-- START OF Given data --

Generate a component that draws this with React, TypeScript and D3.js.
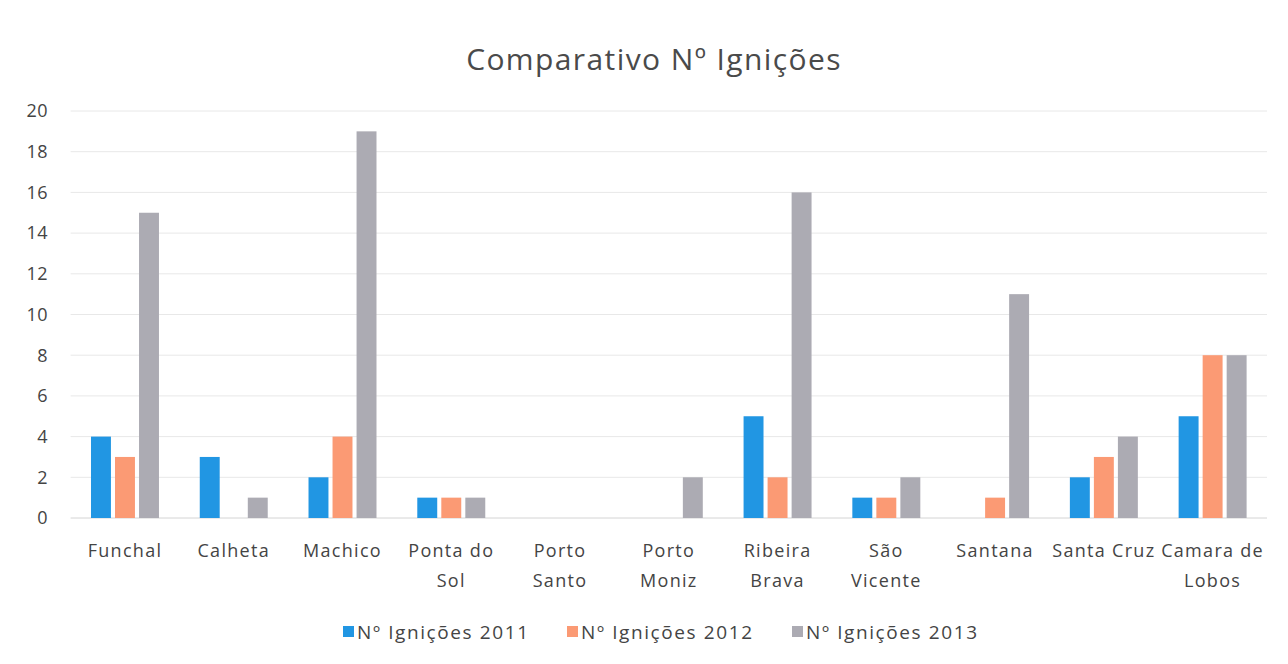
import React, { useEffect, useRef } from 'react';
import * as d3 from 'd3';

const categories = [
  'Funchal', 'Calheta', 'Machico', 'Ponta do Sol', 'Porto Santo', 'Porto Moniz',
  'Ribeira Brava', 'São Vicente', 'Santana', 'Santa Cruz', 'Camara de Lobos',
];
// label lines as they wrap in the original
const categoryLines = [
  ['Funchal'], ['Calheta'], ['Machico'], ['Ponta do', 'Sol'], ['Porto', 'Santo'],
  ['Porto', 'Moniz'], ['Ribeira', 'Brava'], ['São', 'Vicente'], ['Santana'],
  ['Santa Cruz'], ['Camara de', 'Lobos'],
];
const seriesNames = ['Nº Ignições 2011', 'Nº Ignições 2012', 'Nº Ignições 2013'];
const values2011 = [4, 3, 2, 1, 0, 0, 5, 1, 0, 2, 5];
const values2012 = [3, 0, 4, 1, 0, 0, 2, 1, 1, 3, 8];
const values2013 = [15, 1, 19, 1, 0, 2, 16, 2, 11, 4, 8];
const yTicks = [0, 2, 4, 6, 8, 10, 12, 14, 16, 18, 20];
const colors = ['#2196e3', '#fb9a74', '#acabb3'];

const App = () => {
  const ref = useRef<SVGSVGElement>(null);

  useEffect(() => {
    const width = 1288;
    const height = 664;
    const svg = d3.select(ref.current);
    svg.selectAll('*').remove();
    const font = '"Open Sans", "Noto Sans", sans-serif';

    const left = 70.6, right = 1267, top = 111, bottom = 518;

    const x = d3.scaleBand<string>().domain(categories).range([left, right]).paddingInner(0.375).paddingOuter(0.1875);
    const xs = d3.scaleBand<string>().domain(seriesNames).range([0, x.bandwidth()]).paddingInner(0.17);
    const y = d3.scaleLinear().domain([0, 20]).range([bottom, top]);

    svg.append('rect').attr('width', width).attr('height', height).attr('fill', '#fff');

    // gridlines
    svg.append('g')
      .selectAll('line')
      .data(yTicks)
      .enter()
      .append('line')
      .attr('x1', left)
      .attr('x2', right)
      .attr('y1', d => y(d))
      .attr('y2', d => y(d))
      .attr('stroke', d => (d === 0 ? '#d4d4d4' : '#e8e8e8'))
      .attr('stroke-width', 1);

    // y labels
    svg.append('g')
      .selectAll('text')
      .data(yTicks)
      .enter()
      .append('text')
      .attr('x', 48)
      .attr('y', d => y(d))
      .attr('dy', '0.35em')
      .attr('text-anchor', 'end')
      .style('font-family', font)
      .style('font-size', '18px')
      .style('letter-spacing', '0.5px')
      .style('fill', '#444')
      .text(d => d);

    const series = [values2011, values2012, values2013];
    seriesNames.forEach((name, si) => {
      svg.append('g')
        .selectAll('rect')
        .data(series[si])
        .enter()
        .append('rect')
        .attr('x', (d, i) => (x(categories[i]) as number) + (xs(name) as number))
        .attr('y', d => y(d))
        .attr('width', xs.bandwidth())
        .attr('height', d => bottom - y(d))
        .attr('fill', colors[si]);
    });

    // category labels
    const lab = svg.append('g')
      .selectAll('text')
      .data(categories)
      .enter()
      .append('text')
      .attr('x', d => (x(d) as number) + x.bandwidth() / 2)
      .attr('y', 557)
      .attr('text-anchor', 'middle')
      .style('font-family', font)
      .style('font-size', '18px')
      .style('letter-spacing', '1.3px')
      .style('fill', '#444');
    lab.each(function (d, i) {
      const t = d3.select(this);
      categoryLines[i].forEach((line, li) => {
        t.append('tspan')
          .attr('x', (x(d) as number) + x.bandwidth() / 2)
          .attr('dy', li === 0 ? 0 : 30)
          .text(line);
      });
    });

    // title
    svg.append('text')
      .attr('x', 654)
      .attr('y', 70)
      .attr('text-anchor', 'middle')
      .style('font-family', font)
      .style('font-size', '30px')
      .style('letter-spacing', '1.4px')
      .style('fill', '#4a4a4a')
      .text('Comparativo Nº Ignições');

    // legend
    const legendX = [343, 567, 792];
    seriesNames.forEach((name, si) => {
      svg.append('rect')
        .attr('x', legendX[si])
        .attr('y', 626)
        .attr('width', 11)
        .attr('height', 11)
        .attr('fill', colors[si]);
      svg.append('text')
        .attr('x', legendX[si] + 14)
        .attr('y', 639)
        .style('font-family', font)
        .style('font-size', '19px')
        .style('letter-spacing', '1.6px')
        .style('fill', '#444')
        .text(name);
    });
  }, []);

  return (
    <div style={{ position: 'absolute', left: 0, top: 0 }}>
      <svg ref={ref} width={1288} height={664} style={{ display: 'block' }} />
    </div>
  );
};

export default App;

-- END OF Given data --
-- START OF Given data --

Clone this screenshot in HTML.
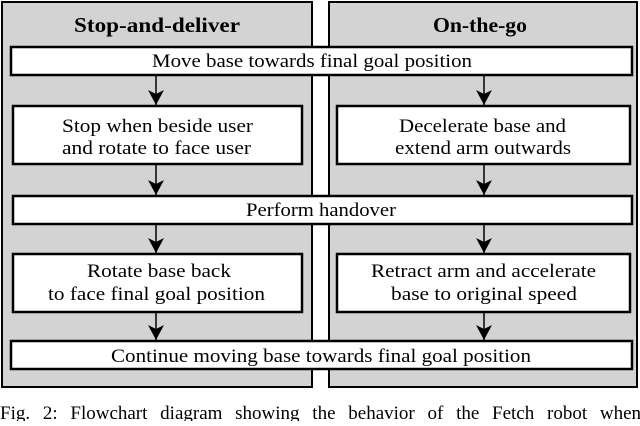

-- END OF Given data --

### [Task details]
In the listing above, find the line with "Generate a component" and the line with "import * as d3 from 'd3';". Copy exactly those two and every line between, without the pictures.

### [Result of the exercise]
Generate a component that draws this with React, TypeScript and D3.js.
import React, { useEffect, useRef } from 'react';
import * as d3 from 'd3';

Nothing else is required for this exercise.